If long-winded Wikipedia writers or Lost bloggers thought they could write an involving thriller, it would turn out something like The Number 23.
Fernley Phillips’ first-ever script is a story of obsession predicated on “the 23 enigma.” It’s a real-life numerological belief that every event or incident connects to that number. 666 is 2 divided by 3. The Earth’s axis spins at 23 degrees. The human body contains 23 pairs of chromosomes.
Spooky, huh?
Shakespeare was born, and died, on April 23. Dr. Pepper blends 23 flavors. Devin Hester, the first NFL player to return a Super Bowl opening kickoff for a touchdown, wears No. 23. Country-pop group SHeDAISY happened to reference the number “23” in a couple of its songs.
See, not scary anymore. It’s absurd, and the movie numbs any sense of paranoia, evil or fear by piling on 23-isms. Combine random facts and math moves, and anything could be 23.
This film’s star, Jim Carrey, is 74 inches tall, was born on 1/17 and has 3 Blockbuster Entertainment Awards.
Add the individual digits. Yep.
This easily is one of Carrey’s worst star vehicles, not because it’s different but because it wastes his best efforts. Carrey modifies his twitchiness into jangled nerves so well that it’s hard to fault his decision to branch out into a thriller after years of comedy and drama. You just wish he had insisted on a rewrite and a different director than Joel Schumacher (8MM) in full hammering hack mode.
The movie has one original twist; it might be the first-ever thriller about an animal-control officer. As Walter Sparrow, Carrey still talks to animals; he just meows at dogs out of boredom with his job. For his birthday, wife Agatha (Virginia Madsen) buys him a book called The Number 23.
Typewritten, self-published by Topsy Kretts (get it?) and bound in blood red, it jumps off the shelf at her. Walter’s reaction: “Have some writer fill my head with nonsense? I’ll wait for the movie.” An awfully dangerous winking line for a movie packed with so much … well, you know.
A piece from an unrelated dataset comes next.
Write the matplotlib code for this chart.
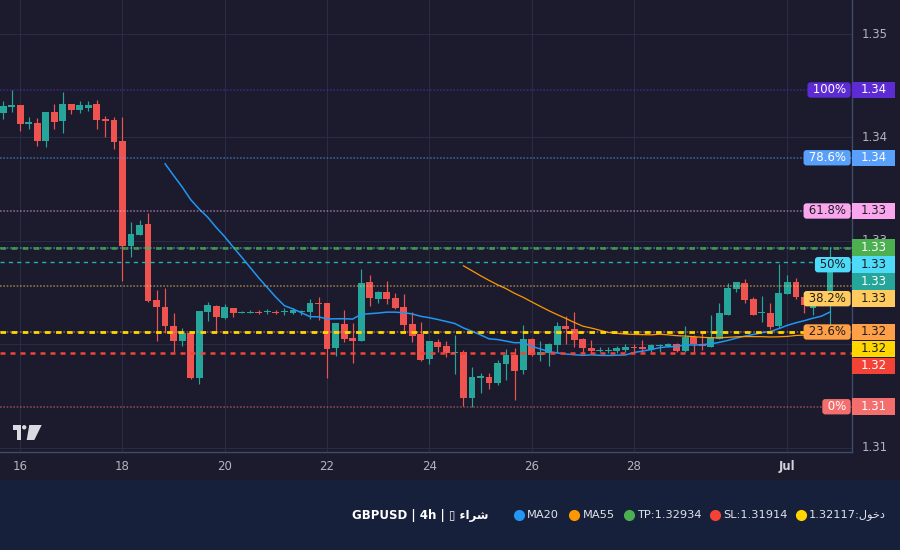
import matplotlib
matplotlib.use('Agg')
import matplotlib.pyplot as plt
import matplotlib.dates as mdates
from matplotlib.patches import Rectangle, Polygon, Circle
from matplotlib.lines import Line2D
from matplotlib.transforms import blended_transform_factory
import numpy as np
import pandas as pd

# GBPUSD 4h candles
opens = [1.34239, 1.34297, 1.34314, 1.34133, 1.34139, 1.33966, 1.34246, 1.34162, 1.34323, 1.34268,
         1.34288, 1.34323, 1.34178, 1.34169, 1.33966, 1.32953, 1.33060, 1.33163, 1.32428, 1.32360,
         1.32177, 1.32035, 1.32106, 1.31677, 1.32315, 1.32370, 1.32257, 1.32351, 1.32305, 1.32305,
         1.32312, 1.32309, 1.32312, 1.32312, 1.32305, 1.32312, 1.32315, 1.32399, 1.32399, 1.31967,
         1.32196, 1.32061, 1.32035, 1.32602, 1.32441, 1.32506, 1.32447, 1.32360, 1.32196, 1.32099,
         1.31860, 1.32022, 1.31983, 1.31916, 1.31925, 1.31483, 1.31677, 1.31684, 1.31628, 1.31812,
         1.31896, 1.31754, 1.32051, 1.31899, 1.31916, 1.31996, 1.32177, 1.32148, 1.32051, 1.31964,
         1.31935, 1.31935, 1.31938, 1.31948, 1.31971, 1.31971, 1.31948, 1.31983, 1.31983, 1.32003,
         1.31935, 1.32070, 1.32003, 1.31977, 1.32051, 1.32283, 1.32537, 1.32590, 1.32438, 1.32299,
         1.32300, 1.32177, 1.32489, 1.32599, 1.32457, 1.32351, 1.32438, 1.32409]
highs = [1.34352, 1.34459, 1.34314, 1.34198, 1.34188, 1.34246, 1.34323, 1.34439, 1.34323, 1.34352,
         1.34352, 1.34362, 1.34207, 1.34198, 1.34198, 1.33182, 1.33202, 1.33269, 1.32525, 1.32544,
         1.32302, 1.32157, 1.32106, 1.32322, 1.32409, 1.32380, 1.32390, 1.32351, 1.32322, 1.32331,
         1.32331, 1.32341, 1.32331, 1.32351, 1.32351, 1.32331, 1.32435, 1.32457, 1.32399, 1.32203,
         1.32331, 1.32206, 1.32728, 1.32670, 1.32515, 1.32612, 1.32496, 1.32486, 1.32312, 1.32215,
         1.32032, 1.32054, 1.32032, 1.32090, 1.31948, 1.31780, 1.31722, 1.31722, 1.31848, 1.31954,
         1.31964, 1.32186, 1.32061, 1.32032, 1.32012, 1.32215, 1.32273, 1.32312, 1.32061, 1.32041,
         1.31971, 1.31971, 1.31983, 1.32003, 1.32003, 1.32041, 1.32003, 1.32003, 1.32012, 1.32012,
         1.32177, 1.32090, 1.32106, 1.32283, 1.32402, 1.32590, 1.32605, 1.32628, 1.32460, 1.32467,
         1.32402, 1.32776, 1.32667, 1.32641, 1.32496, 1.32467, 1.32477, 1.32941]
lows = [1.34181, 1.34246, 1.34065, 1.34085, 1.33920, 1.33911, 1.34085, 1.34046, 1.34226, 1.34236,
        1.34259, 1.34085, 1.34007, 1.33891, 1.32615, 1.32847, 1.33060, 1.32412, 1.32035, 1.32106,
        1.31928, 1.31986, 1.31667, 1.31619, 1.32228, 1.32131, 1.32247, 1.32267, 1.32305, 1.32305,
        1.32293, 1.32293, 1.32293, 1.32283, 1.32293, 1.32280, 1.32247, 1.32238, 1.31677, 1.31889,
        1.32025, 1.31822, 1.32035, 1.32373, 1.32402, 1.32392, 1.32341, 1.32128, 1.32025, 1.31841,
        1.31812, 1.31928, 1.31874, 1.31715, 1.31406, 1.31396, 1.31532, 1.31570, 1.31609, 1.31657,
        1.31464, 1.31715, 1.31889, 1.31841, 1.31793, 1.31916, 1.32003, 1.31977, 1.31919, 1.31913,
        1.31922, 1.31913, 1.31913, 1.31922, 1.31922, 1.31913, 1.31922, 1.31922, 1.31977, 1.31928,
        1.31928, 1.31916, 1.31945, 1.31977, 1.32051, 1.32283, 1.32508, 1.32402, 1.32283, 1.32215,
        1.32145, 1.32154, 1.32489, 1.32441, 1.32305, 1.32283, 1.32370, 1.32177]
closes = [1.34304, 1.34314, 1.34133, 1.34149, 1.33966, 1.34246, 1.34152, 1.34323, 1.34268, 1.34314,
          1.34314, 1.34172, 1.34162, 1.33959, 1.32953, 1.33066, 1.33153, 1.32421, 1.32363, 1.32180,
          1.32035, 1.32109, 1.31677, 1.32322, 1.32380, 1.32267, 1.32360, 1.32302, 1.32312, 1.32312,
          1.32305, 1.32318, 1.32305, 1.32319, 1.32331, 1.32322, 1.32399, 1.32392, 1.31957, 1.32203,
          1.32054, 1.32035, 1.32593, 1.32450, 1.32506, 1.32441, 1.32354, 1.32189, 1.32083, 1.31851,
          1.32032, 1.31974, 1.31919, 1.31925, 1.31483, 1.31684, 1.31693, 1.31628, 1.31819, 1.31896,
          1.31744, 1.32051, 1.31899, 1.31925, 1.32003, 1.32177, 1.32148, 1.32044, 1.31967, 1.31938,
          1.31945, 1.31945, 1.31967, 1.31974, 1.31964, 1.31951, 1.31993, 1.31993, 1.32003, 1.31935,
          1.32070, 1.32003, 1.31983, 1.32070, 1.32300, 1.32544, 1.32599, 1.32428, 1.32283, 1.32308,
          1.32170, 1.32496, 1.32599, 1.32460, 1.32380, 1.32428, 1.32389, 1.32796]

start_time = '2025-06-15 16:00'
tp_price = 1.32934
sl_price = 1.31914
entry_price = 1.32117

fib_ratios = [0.0, 0.236, 0.382, 0.5, 0.618, 0.786, 1.0]
fib_texts = ['0%', '23.6%', '38.2%', '50%', '61.8%', '78.6%', '100%']
fib_colors = ['#f46e6e', '#ff9f47', '#ffcb5e', '#4ddbf9', '#f9a6ee', '#58a0fa', '#5d2bd3']
fib_text_colors = ['white', '#1e1e1e', '#1e1e1e', '#1e1e1e', '#1e1e1e', 'white', 'white']

tick_days = ['2025-06-16', '2025-06-18', '2025-06-20', '2025-06-22', '2025-06-24',
             '2025-06-26', '2025-06-28', '2025-07-01']
tick_labels = ['16', '18', '20', '22', '24', '26', '28', 'Jul']
price_ticks = [1.31, 1.32, 1.33, 1.34, 1.35]

BG = '#1b1b2d'
PANEL = '#17203a'
GRID = '#2a2c46'
UP = '#26a69a'
DOWN = '#ef5350'
TXT = '#b2b5be'

W, H = 900, 550
fig = plt.figure(figsize=(9, 5.5), dpi=100, facecolor=BG)
ax = fig.add_axes([0, 98 / H, 852 / W, 452 / H])
ax.set_facecolor(BG)
sax = fig.add_axes([852 / W, 98 / H, 48 / W, 452 / H], sharey=ax)
sax.axis('off')
sax.set_xlim(0, 1)

o = np.array(opens); h = np.array(highs); l = np.array(lows); c = np.array(closes)
t = pd.date_range(start_time, periods=len(c), freq='4h')
x = mdates.date2num(t)

ymin, ymax = 1.309583, 1.353291
ax.set_ylim(ymin, ymax)
px = (ymax - ymin) / 452.0
day_px = 51.15
left = x[0] - 3.1 / day_px
ax.set_xlim(left, left + 852 / day_px)

# candles
cols = np.where(c >= o, UP, DOWN)
ax.vlines(x, l, h, colors=cols, lw=0.85, zorder=2)
body_lo = np.minimum(o, c)
body_h = np.maximum(np.abs(c - o), 1.2 * px)
ax.bar(x, body_h, bottom=body_lo, width=3.2 / 24, color=cols, linewidth=0, zorder=3)

# moving averages
ma20 = pd.Series(c).rolling(20).mean()
ma55 = pd.Series(c).rolling(55).mean()
ax.plot(x, ma20, color='#2196f3', lw=1.1, zorder=4)
ax.plot(x, ma55, color='#ff9800', lw=0.9, zorder=4)

# fibonacci levels from swing high / low
lo, hi = l.min(), h.max()
fib_prices = [lo + r * (hi - lo) for r in fib_ratios]
for fp, fc in zip(fib_prices, fib_colors):
    ax.axhline(fp, color=fc, lw=1.2, ls=(0, (1, 1)), alpha=0.5, zorder=4)

ax.axhline(tp_price, color='#4caf50', lw=2, ls=(0, (2, 2)), alpha=0.75, zorder=5)
ax.axhline(entry_price, color='#ffd600', lw=2, ls=(0, (2, 2)), zorder=5)
ax.axhline(sl_price, color='#f44336', lw=1.8, ls=(0, (2, 2)), zorder=5)
ax.axhline(c[-1], color='#22b2ab', lw=1, ls=(0, (3, 3)), zorder=5)

# axes styling
ax.set_xticks(mdates.date2num(pd.to_datetime(tick_days)))
ax.set_xticklabels(tick_labels)
for lab in ax.get_xticklabels():
    lab.set_color(TXT)
    lab.set_fontsize(8.5)
ax.get_xticklabels()[-1].set_fontweight('bold')
ax.get_xticklabels()[-1].set_color('#d1d4dc')
ax.set_yticks(price_ticks)
ax.tick_params(axis='both', length=0, pad=6)
ax.tick_params(axis='y', labelleft=False)
ax.grid(True, color=GRID, lw=0.8, zorder=0)
ax.set_axisbelow(True)
for s in ['left', 'top']:
    ax.spines[s].set_visible(False)
for s in ['right', 'bottom']:
    ax.spines[s].set_color('#3f4a68')
    ax.spines[s].set_linewidth(1)

# right-side labels, stacked so they do not overlap
labels = []
for fp, txt, fc, tc in zip(fib_prices, fib_texts, fib_colors, fib_text_colors):
    labels.append((fp, txt, fc, tc))
labels.append((tp_price, None, '#4caf50', 'white'))
labels.append((c[-1], None, UP, 'white'))
labels.append((entry_price, None, '#ffd600', '#1e1e1e'))
labels.append((sl_price, None, '#f44336', 'white'))
labels.sort(key=lambda v: -v[0])

gap = 17 * px
box_h = 16.5 * px
prev = None
placed = []
tr = blended_transform_factory(ax.transAxes, ax.transData)
for price, txt, fc, tc in labels:
    yl = price if prev is None else min(price, prev - gap)
    prev = yl
    placed.append(yl)
    sax.add_patch(Rectangle((0, yl - box_h / 2), 43 / 48, box_h, fc=fc, ec='none',
                            zorder=5, clip_on=False))
    sax.text(21.5 / 48, yl, f'{price:.2f}', color=tc, fontsize=8.5, ha='center',
             va='center', zorder=6, clip_on=False)
    if txt:
        ax.text(849.5 / 852, yl, ' ' + txt + ' ', transform=tr, color=tc,
                fontsize=8.5, ha='right', va='center', zorder=7,
                bbox=dict(boxstyle='round,pad=0.1,rounding_size=0.25', fc=fc, ec='none'))

# price scale (ticks fully hidden behind a label box are skipped)
for p in price_ticks:
    if any(abs(p - yl) < 6 * px for yl in placed):
        continue
    sax.text(10 / 48, p, f'{p:.2f}', color=TXT, fontsize=8.5, va='center', ha='left',
             clip_on=True, zorder=1)

# TradingView-style logo
def pxy(px_x, px_y):
    return (px_x / 100, (H - px_y) / 100)

logo = '#d9dbe3'
fig.add_artist(Polygon([pxy(12.5, 425), pxy(20.7, 425), pxy(20.7, 440), pxy(16.7, 440),
                        pxy(16.7, 429.5), pxy(12.5, 429.5)], closed=True, fc=logo, ec='none',
                       transform=fig.dpi_scale_trans))
fig.add_artist(Circle(pxy(24.2, 427.3), 0.022, fc=logo, ec='none', transform=fig.dpi_scale_trans))
fig.add_artist(Polygon([pxy(29.3, 425), pxy(41.7, 425), pxy(34.3, 440), pxy(26.7, 440)],
                       closed=True, fc=logo, ec='none', transform=fig.dpi_scale_trans))

# bottom legend panel
fig.add_artist(Rectangle((0, 0), 1, 70 / H, transform=fig.transFigure, fc=PANEL, ec='none',
                         zorder=0))
ly = (H - 515) / H
buy = '\uFE80\uFE8D\uFEAE\uFEB7'
enter = '\uFEDD\uFEEE\uFEA7\uFEA9'
fig.text(352 / W, ly, 'GBPUSD | 4h | \u25af ' + buy, color='white', fontsize=8.5,
         fontweight='bold', ha='left', va='center')
legend_items = [
    (518.6, '#2196f3', 'MA20'),
    (574, '#ff9800', 'MA55'),
    (628.6, '#4caf50', f'TP:{tp_price:.5f}'),
    (715, '#f44336', f'SL:{sl_price:.5f}'),
    (800.7, '#ffd600', f'{entry_price:.5f}:' + enter),
]
for lx, col, txt in legend_items:
    fig.add_artist(Line2D([lx / W], [ly], marker='o', markersize=7, color=col, lw=0,
                          transform=fig.transFigure))
    fig.text((lx + 8.5) / W, ly, txt, color='#e0e3eb', fontsize=8.2, ha='left', va='center')

fig.savefig('out.png', dpi=100, facecolor=BG)
plt.close(fig)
Still, Walter picks up the book on a day off and is quickly engrossed in its tale. Fingerling, a sax-playing detective, investigates a woman’s suicide, and finds the 23 obsession creeping into his own life with his kinky lover, Fabrizia. Carrey and Madsen play these roles too — gothed-up, tattooed and making out like mad in a setting of equal parts Sin City and lame Stephen King miniseries.
As plot details match up with Walter’s life, he becomes convinced the book’s really about him. And as the tale ends with murder and suicide, he seeks out its hidden secrets before those happen. It is no joke that a canine named Ned, a “guardian of the dead” comes to play a crucial role.
Carrey has long been capable of much more than his movies that make money suggest, and Walter’s utter normalcy is far more interesting than any supernatural shenanigans. How he handles his teen son (Logan Lerman) necking with a girl is effortlessly realistic. Walter is an everyman character for whom we should feel sorrow for as he spirals downward into mental suffering.
Too bad Walter drowns in so many screenwriting devices that his whole life might just be one big nightmare of a flashback of a daydream. Meanwhile, Schumacher jerks his camera around for effect and rips off iconic visuals from Apocalypse Now to Metallica’s “The Unforgiven” video. And Madsen expects us to buy Agatha’s passive acceptance of Walter’s quest. When, in his sleep, your husband writes your name and “kill her” on his arm, a call for counseling might be in order.
The Number 23 starts as a dark variant on Stranger Than Fiction (how fixation on fiction can turn unhealthy) and ends with a melodramatic flood of embarrassing exposition. Perhaps the true evil of the number 23 is that the script tethers itself that many times to the actions of Ned the dog.